On March 19, 2020, the Southern Environmental Law Center, on behalf of over 50 organizations (inluding Friends of Nelson), submitted comments with a focus on the proposal’s implications for our Southeastern region. Their comments highlight examples in our region where the MBTA’s incidental take prohibitions have played an important role in conserving migratory birds, while also noting some key Southeastern species.
The letter argues that:
The Proposed Regulation Governing Take of Migratory Birds Is Arbitrary and Capricious and Contrary to Law
The Interpretation in the Proposed Rule Is Not Supported by the Statute
The Interpretation in the Proposed Rule Is Not Supported by Treaties Relating to the MBTA
Proximate Cause Limits the Reach of Strict Liability Under the MBTA
FWS’s Scoping Notice Previews an Environmental Analysis That Shortcuts the Agency’s Obligations Under NEPA
The Notice Fails to Forthrightly Disclose the Major Federal Action Properly Subject to Analysis Under NEPA and Forecasts a Predetermined Outcome
The Agency Should Reset the Analysis of Alternatives
Excluding Incidental Takes Will Have Significant Effects on Protected Migratory Birds That Must Be Analyzed Under NEPA
Specific Projects That Compel Protections for Migratory Birds Due to Foreseeable Impacts (Atlantic Coast Pipeline, Mountain Valley Pipeline, Hampton Roads, Wind Energy Development, Atlantic Pelagic Longline Fisheries, Cape Hatteras National Seashore and Off-Road Vehicles)
FWS Must Assess Impacts to Species Particularly Vulnerable to Incidental Takes
FWS Must Analyze the Loss of Ecosystem Services and Economic Benefits of Birds in the Southeast
FWS Must Consider the Consequences of its Rulemaking in the Context of Climate Change
The SELC letter concludes, “Reversing course on decades of protections under the MBTA has already caused, and will continue to cause, impacts of significant consequence to migratory birds across the Southeast and the United States.

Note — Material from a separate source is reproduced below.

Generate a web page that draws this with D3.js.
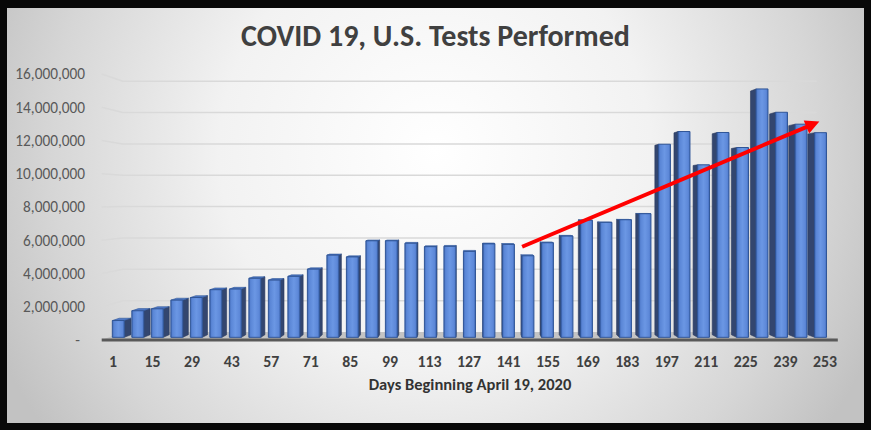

Migratory birds are in steep decline from multiple stressors; many are already at risk of extirpation and face an uphill road to recovery, even with protections against incidental take in place under the MBTA. FWS’s proposed rulemaking will hasten the decline of migratory birds and cannot be squared with the broad protections afforded by the MBTA. Rather than continue with this rulemaking, we urge Interior to withdraw the proposed rule, rescind Opinion M-37050, and work instead on developing an appropriate regulatory program addressing the foreseeable incidental killing and taking of migratory birds.”